_Task data_.
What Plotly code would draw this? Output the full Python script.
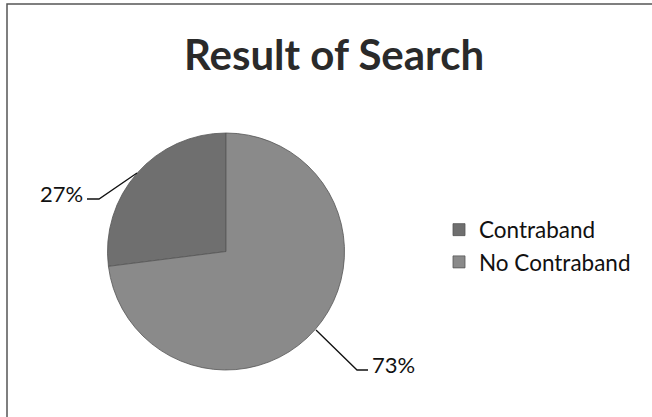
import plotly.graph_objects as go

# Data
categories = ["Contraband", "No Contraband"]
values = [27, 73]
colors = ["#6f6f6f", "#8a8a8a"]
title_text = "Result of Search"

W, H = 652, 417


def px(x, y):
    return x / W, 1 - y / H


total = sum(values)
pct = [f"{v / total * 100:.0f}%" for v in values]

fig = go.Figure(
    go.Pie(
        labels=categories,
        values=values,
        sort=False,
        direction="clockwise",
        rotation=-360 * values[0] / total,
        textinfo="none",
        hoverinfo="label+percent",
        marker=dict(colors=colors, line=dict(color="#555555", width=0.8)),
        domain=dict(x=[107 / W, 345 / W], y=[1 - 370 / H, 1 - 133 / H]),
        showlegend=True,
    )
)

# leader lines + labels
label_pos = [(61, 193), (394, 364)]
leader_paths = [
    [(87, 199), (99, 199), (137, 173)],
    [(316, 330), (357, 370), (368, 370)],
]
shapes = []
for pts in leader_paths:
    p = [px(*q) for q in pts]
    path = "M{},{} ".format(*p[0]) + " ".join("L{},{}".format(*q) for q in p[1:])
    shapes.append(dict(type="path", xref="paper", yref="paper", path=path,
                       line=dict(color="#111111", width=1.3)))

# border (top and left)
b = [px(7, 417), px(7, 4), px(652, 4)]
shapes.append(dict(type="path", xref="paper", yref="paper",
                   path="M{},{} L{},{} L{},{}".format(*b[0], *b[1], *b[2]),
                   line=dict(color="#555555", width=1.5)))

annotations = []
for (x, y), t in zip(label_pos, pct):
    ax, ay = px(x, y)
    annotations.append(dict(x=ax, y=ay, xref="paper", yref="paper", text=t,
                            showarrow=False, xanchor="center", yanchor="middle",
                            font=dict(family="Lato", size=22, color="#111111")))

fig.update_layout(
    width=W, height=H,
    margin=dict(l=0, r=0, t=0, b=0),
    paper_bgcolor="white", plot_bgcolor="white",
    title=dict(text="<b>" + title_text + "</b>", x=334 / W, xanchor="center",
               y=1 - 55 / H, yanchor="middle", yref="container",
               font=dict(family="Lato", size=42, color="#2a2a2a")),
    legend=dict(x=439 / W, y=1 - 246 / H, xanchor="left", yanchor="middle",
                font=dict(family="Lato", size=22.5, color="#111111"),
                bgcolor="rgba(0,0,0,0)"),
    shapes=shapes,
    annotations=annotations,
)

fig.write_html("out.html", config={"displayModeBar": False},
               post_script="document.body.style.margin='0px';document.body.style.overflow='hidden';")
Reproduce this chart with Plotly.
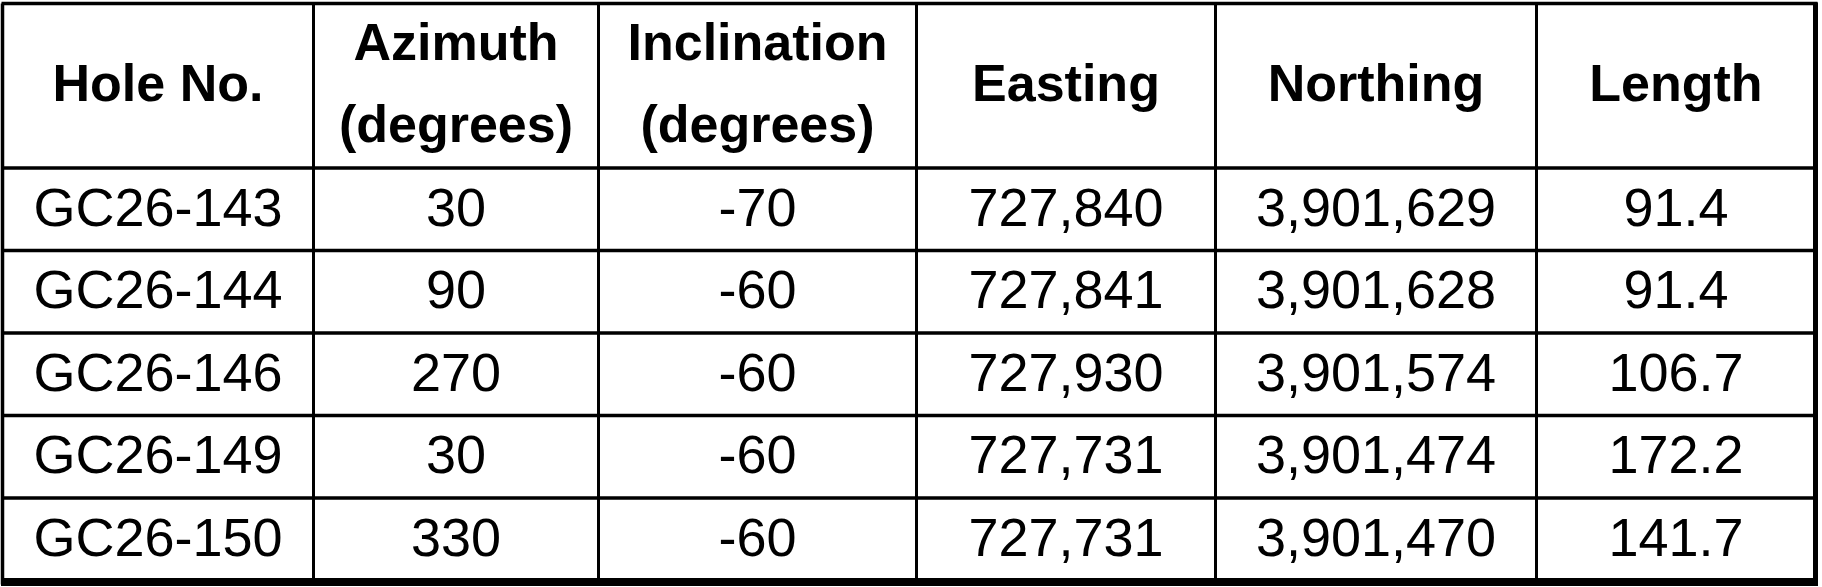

_Do this_. Retype all entries exactly as they appear, dropping the images.

_Worked solution_.
What Plotly code would draw this? Output the full Python script.
import plotly.graph_objects as go

# Data
categories = ["Contraband", "No Contraband"]
values = [27, 73]
colors = ["#6f6f6f", "#8a8a8a"]
title_text = "Result of Search"

W, H = 652, 417


def px(x, y):
    return x / W, 1 - y / H


total = sum(values)
pct = [f"{v / total * 100:.0f}%" for v in values]

fig = go.Figure(
    go.Pie(
        labels=categories,
        values=values,
        sort=False,
        direction="clockwise",
        rotation=-360 * values[0] / total,
        textinfo="none",
        hoverinfo="label+percent",
        marker=dict(colors=colors, line=dict(color="#555555", width=0.8)),
        domain=dict(x=[107 / W, 345 / W], y=[1 - 370 / H, 1 - 133 / H]),
        showlegend=True,
    )
)

# leader lines + labels
label_pos = [(61, 193), (394, 364)]
leader_paths = [
    [(87, 199), (99, 199), (137, 173)],
    [(316, 330), (357, 370), (368, 370)],
]
shapes = []
for pts in leader_paths:
    p = [px(*q) for q in pts]
    path = "M{},{} ".format(*p[0]) + " ".join("L{},{}".format(*q) for q in p[1:])
    shapes.append(dict(type="path", xref="paper", yref="paper", path=path,
                       line=dict(color="#111111", width=1.3)))

# border (top and left)
b = [px(7, 417), px(7, 4), px(652, 4)]
shapes.append(dict(type="path", xref="paper", yref="paper",
                   path="M{},{} L{},{} L{},{}".format(*b[0], *b[1], *b[2]),
                   line=dict(color="#555555", width=1.5)))

annotations = []
for (x, y), t in zip(label_pos, pct):
    ax, ay = px(x, y)
    annotations.append(dict(x=ax, y=ay, xref="paper", yref="paper", text=t,
                            showarrow=False, xanchor="center", yanchor="middle",
                            font=dict(family="Lato", size=22, color="#111111")))

fig.update_layout(
    width=W, height=H,
    margin=dict(l=0, r=0, t=0, b=0),
    paper_bgcolor="white", plot_bgcolor="white",
    title=dict(text="<b>" + title_text + "</b>", x=334 / W, xanchor="center",
               y=1 - 55 / H, yanchor="middle", yref="container",
               font=dict(family="Lato", size=42, color="#2a2a2a")),
    legend=dict(x=439 / W, y=1 - 246 / H, xanchor="left", yanchor="middle",
                font=dict(family="Lato", size=22.5, color="#111111"),
                bgcolor="rgba(0,0,0,0)"),
    shapes=shapes,
    annotations=annotations,
)

fig.write_html("out.html", config={"displayModeBar": False},
               post_script="document.body.style.margin='0px';document.body.style.overflow='hidden';")
Reproduce this chart with Plotly.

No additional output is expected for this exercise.